GIVEN DATA ::

▬▬▬▬▬▬

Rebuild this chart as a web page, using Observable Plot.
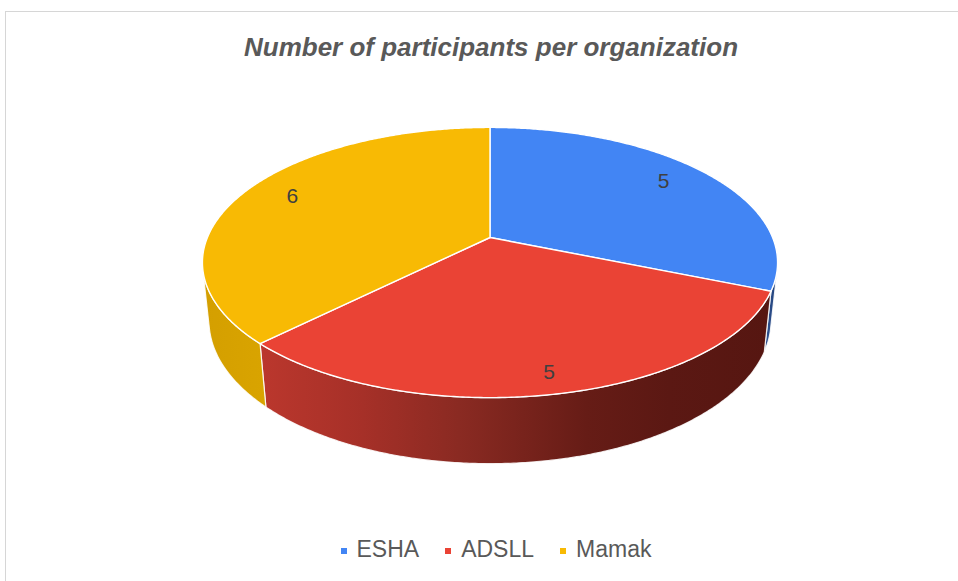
<!DOCTYPE html>
<html>
<head>
<meta charset="utf-8">
<script src="https://cdn.jsdelivr.net/npm/d3@7"></script>
<script src="https://cdn.jsdelivr.net/npm/@observablehq/plot@0.6"></script>
<style>
  html, body { margin: 0; padding: 0; background: #ffffff; }
  body { font-family: "Liberation Sans", Arial, sans-serif; }
  #wrap { position: relative; width: 958px; height: 581px; overflow: hidden; background: #fff; }
  #frame { position: absolute; left: 5px; top: 11px; width: 1000px; height: 620px;
           border-left: 1px solid #d6d6d6; border-top: 1px solid #d6d6d6; }
  #chart { position: absolute; left: 0; top: 0; }
  #title { position: absolute; left: 0; top: 34px; width: 982px; text-align: center;
           font-size: 26px; line-height: 26px; font-weight: bold; font-style: italic; color: #595959; }
  #legend { position: absolute; left: 0; top: 538px; width: 992px; display: flex; justify-content: center;
            align-items: center; font-size: 23px; line-height: 23px; color: #595959; }
  .item { display: flex; align-items: center; margin: 0 13px; }
  .sw { width: 6px; height: 6px; margin-right: 10px; margin-top: 2px; }
</style>
</head>
<body>
<div id="wrap">
  <div id="frame"></div>
  <div id="chart"></div>
  <div id="title">Number of participants per organization</div>
  <div id="legend"></div>
</div>
<script>
// ---- data ----
const organizations = ["ESHA", "ADSLL", "Mamak"];
const participants = [5, 5, 6];

// ---- styles ----
const topColors = ["#4285F4", "#EA4335", "#F8BA04"];
const sideColors = ["url(#blueSide)", "url(#redSide)", "url(#yellowSide)"];

// ---- 3D view (perspective camera) ----
const phi = 27.5 * Math.PI / 180, Cp = Math.cos(phi), Sp = Math.sin(phi);
const Dist = 4.791, Thick = 0.235;
function project(X, Y, Z) {
  const u = Y * Cp - Z * Sp;
  const w = Dist - (Y * Sp + Z * Cp);
  return [Dist * X / w, Dist * u / w];
}
function onDisk(a, r, Y) { // a: clockwise from 12 o'clock
  return project(r * Math.sin(a), Y, -r * Math.cos(a));
}

const arcs = d3.pie().sort(null).value(d => d)(participants);
const step = Math.PI / 360;
function arcPts(a0, a1, Y) {
  const n = Math.max(2, Math.ceil((a1 - a0) / step));
  return d3.range(n + 1).map(i => onDisk(a0 + (a1 - a0) * i / n, 1, Y));
}

// visible part of outer wall
const zs = 1 / (Dist * Cp);
const lo = Math.acos(-zs), hi = 2 * Math.PI - Math.acos(-zs);

const walls = [], tops = [];
arcs.forEach((d, i) => {
  const a0 = Math.max(d.startAngle, lo), a1 = Math.min(d.endAngle, hi);
  if (a1 > a0) {
    const t = arcPts(a0, a1, 0), b = arcPts(a0, a1, -Thick).reverse();
    const pts = [...t, ...b, t[0]].map(([x, y]) => ({x, y}));
    walls.push({i, pts});
  }
  const c = project(0, 0, 0);
  const pts = [c, ...arcPts(d.startAngle, d.endAngle, 0), c].map(([x, y]) => ({x, y}));
  tops.push({i, pts});
});

const labels = arcs.map((d, i) => {
  const a = (d.startAngle + d.endAngle) / 2;
  const zmid = -Math.cos(a);
  const r = 0.8 + 0.1 * Math.max(0, zmid);
  const [x, y] = onDisk(a, r, 0);
  return {x, y, text: String(participants[i])};
});

// ---- scales ----
const W = 958, Hh = 581, unit = 282.6, cx = 489.5, cy = 237;
const xDomain = [-cx / unit, (W - cx) / unit];
const yDomain = [-(Hh - cy) / unit, cy / unit];

const marks = [];
walls.forEach(w => marks.push(Plot.line(w.pts, {x: "x", y: "y", fill: sideColors[w.i], stroke: "#ffffff", strokeWidth: 1.2, strokeOpacity: 0.85, strokeLinejoin: "round"})));
tops.forEach(t => marks.push(Plot.line(t.pts, {x: "x", y: "y", fill: topColors[t.i], stroke: "#ffffff", strokeWidth: 1.4, strokeLinejoin: "round"})));
marks.push(Plot.text(labels, {x: "x", y: "y", text: "text", fontSize: 21, fill: "#404040", dy: -3,
  fontFamily: "Liberation Sans, Arial, sans-serif", textAnchor: "middle", lineAnchor: "middle"}));

const svg = Plot.plot({
  width: W, height: Hh, margin: 0,
  x: {domain: xDomain, axis: null},
  y: {domain: yDomain, axis: null},
  style: {background: "transparent", overflow: "visible"},
  marks
});

const ns = "http://www.w3.org/2000/svg";
const defs = document.createElementNS(ns, "defs");
defs.innerHTML = `
<linearGradient id="redSide" x1="0" x2="1" y1="0" y2="0">
  <stop offset="0" stop-color="#BB372D"/>
  <stop offset="0.2" stop-color="#A63028"/>
  <stop offset="0.39" stop-color="#8A2A22"/>
  <stop offset="0.64" stop-color="#661C16"/>
  <stop offset="0.8" stop-color="#5B1813"/>
  <stop offset="1" stop-color="#561611"/>
</linearGradient>
<linearGradient id="yellowSide" x1="0" x2="1" y1="0" y2="0">
  <stop offset="0" stop-color="#D49F00"/>
  <stop offset="1" stop-color="#D9A400"/>
</linearGradient>
<linearGradient id="blueSide" x1="0" x2="1" y1="0" y2="0">
  <stop offset="0" stop-color="#2F5393"/>
  <stop offset="1" stop-color="#24437A"/>
</linearGradient>`;
svg.insertBefore(defs, svg.firstChild);
document.getElementById("chart").appendChild(svg);

// ---- legend ----
const legend = document.getElementById("legend");
organizations.forEach((name, i) => {
  const it = document.createElement("div"); it.className = "item";
  const sw = document.createElement("div"); sw.className = "sw"; sw.style.background = topColors[i];
  const tx = document.createElement("span"); tx.textContent = name;
  it.appendChild(sw); it.appendChild(tx); legend.appendChild(it);
});
</script>
</body>
</html>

▬▬▬▬▬▬

WORK REQUIRED ::
Restate the whole listing above exactly, except for its images.

FULL RESPONSE ::
Rebuild this chart as a web page, using Observable Plot.
<!DOCTYPE html>
<html>
<head>
<meta charset="utf-8">
<script src="https://cdn.jsdelivr.net/npm/d3@7"></script>
<script src="https://cdn.jsdelivr.net/npm/@observablehq/plot@0.6"></script>
<style>
  html, body { margin: 0; padding: 0; background: #ffffff; }
  body { font-family: "Liberation Sans", Arial, sans-serif; }
  #wrap { position: relative; width: 958px; height: 581px; overflow: hidden; background: #fff; }
  #frame { position: absolute; left: 5px; top: 11px; width: 1000px; height: 620px;
           border-left: 1px solid #d6d6d6; border-top: 1px solid #d6d6d6; }
  #chart { position: absolute; left: 0; top: 0; }
  #title { position: absolute; left: 0; top: 34px; width: 982px; text-align: center;
           font-size: 26px; line-height: 26px; font-weight: bold; font-style: italic; color: #595959; }
  #legend { position: absolute; left: 0; top: 538px; width: 992px; display: flex; justify-content: center;
            align-items: center; font-size: 23px; line-height: 23px; color: #595959; }
  .item { display: flex; align-items: center; margin: 0 13px; }
  .sw { width: 6px; height: 6px; margin-right: 10px; margin-top: 2px; }
</style>
</head>
<body>
<div id="wrap">
  <div id="frame"></div>
  <div id="chart"></div>
  <div id="title">Number of participants per organization</div>
  <div id="legend"></div>
</div>
<script>
// ---- data ----
const organizations = ["ESHA", "ADSLL", "Mamak"];
const participants = [5, 5, 6];

// ---- styles ----
const topColors = ["#4285F4", "#EA4335", "#F8BA04"];
const sideColors = ["url(#blueSide)", "url(#redSide)", "url(#yellowSide)"];

// ---- 3D view (perspective camera) ----
const phi = 27.5 * Math.PI / 180, Cp = Math.cos(phi), Sp = Math.sin(phi);
const Dist = 4.791, Thick = 0.235;
function project(X, Y, Z) {
  const u = Y * Cp - Z * Sp;
  const w = Dist - (Y * Sp + Z * Cp);
  return [Dist * X / w, Dist * u / w];
}
function onDisk(a, r, Y) { // a: clockwise from 12 o'clock
  return project(r * Math.sin(a), Y, -r * Math.cos(a));
}

const arcs = d3.pie().sort(null).value(d => d)(participants);
const step = Math.PI / 360;
function arcPts(a0, a1, Y) {
  const n = Math.max(2, Math.ceil((a1 - a0) / step));
  return d3.range(n + 1).map(i => onDisk(a0 + (a1 - a0) * i / n, 1, Y));
}

// visible part of outer wall
const zs = 1 / (Dist * Cp);
const lo = Math.acos(-zs), hi = 2 * Math.PI - Math.acos(-zs);

const walls = [], tops = [];
arcs.forEach((d, i) => {
  const a0 = Math.max(d.startAngle, lo), a1 = Math.min(d.endAngle, hi);
  if (a1 > a0) {
    const t = arcPts(a0, a1, 0), b = arcPts(a0, a1, -Thick).reverse();
    const pts = [...t, ...b, t[0]].map(([x, y]) => ({x, y}));
    walls.push({i, pts});
  }
  const c = project(0, 0, 0);
  const pts = [c, ...arcPts(d.startAngle, d.endAngle, 0), c].map(([x, y]) => ({x, y}));
  tops.push({i, pts});
});

const labels = arcs.map((d, i) => {
  const a = (d.startAngle + d.endAngle) / 2;
  const zmid = -Math.cos(a);
  const r = 0.8 + 0.1 * Math.max(0, zmid);
  const [x, y] = onDisk(a, r, 0);
  return {x, y, text: String(participants[i])};
});

// ---- scales ----
const W = 958, Hh = 581, unit = 282.6, cx = 489.5, cy = 237;
const xDomain = [-cx / unit, (W - cx) / unit];
const yDomain = [-(Hh - cy) / unit, cy / unit];

const marks = [];
walls.forEach(w => marks.push(Plot.line(w.pts, {x: "x", y: "y", fill: sideColors[w.i], stroke: "#ffffff", strokeWidth: 1.2, strokeOpacity: 0.85, strokeLinejoin: "round"})));
tops.forEach(t => marks.push(Plot.line(t.pts, {x: "x", y: "y", fill: topColors[t.i], stroke: "#ffffff", strokeWidth: 1.4, strokeLinejoin: "round"})));
marks.push(Plot.text(labels, {x: "x", y: "y", text: "text", fontSize: 21, fill: "#404040", dy: -3,
  fontFamily: "Liberation Sans, Arial, sans-serif", textAnchor: "middle", lineAnchor: "middle"}));

const svg = Plot.plot({
  width: W, height: Hh, margin: 0,
  x: {domain: xDomain, axis: null},
  y: {domain: yDomain, axis: null},
  style: {background: "transparent", overflow: "visible"},
  marks
});

const ns = "http://www.w3.org/2000/svg";
const defs = document.createElementNS(ns, "defs");
defs.innerHTML = `
<linearGradient id="redSide" x1="0" x2="1" y1="0" y2="0">
  <stop offset="0" stop-color="#BB372D"/>
  <stop offset="0.2" stop-color="#A63028"/>
  <stop offset="0.39" stop-color="#8A2A22"/>
  <stop offset="0.64" stop-color="#661C16"/>
  <stop offset="0.8" stop-color="#5B1813"/>
  <stop offset="1" stop-color="#561611"/>
</linearGradient>
<linearGradient id="yellowSide" x1="0" x2="1" y1="0" y2="0">
  <stop offset="0" stop-color="#D49F00"/>
  <stop offset="1" stop-color="#D9A400"/>
</linearGradient>
<linearGradient id="blueSide" x1="0" x2="1" y1="0" y2="0">
  <stop offset="0" stop-color="#2F5393"/>
  <stop offset="1" stop-color="#24437A"/>
</linearGradient>`;
svg.insertBefore(defs, svg.firstChild);
document.getElementById("chart").appendChild(svg);

// ---- legend ----
const legend = document.getElementById("legend");
organizations.forEach((name, i) => {
  const it = document.createElement("div"); it.className = "item";
  const sw = document.createElement("div"); sw.className = "sw"; sw.style.background = topColors[i];
  const tx = document.createElement("span"); tx.textContent = name;
  it.appendChild(sw); it.appendChild(tx); legend.appendChild(it);
});
</script>
</body>
</html>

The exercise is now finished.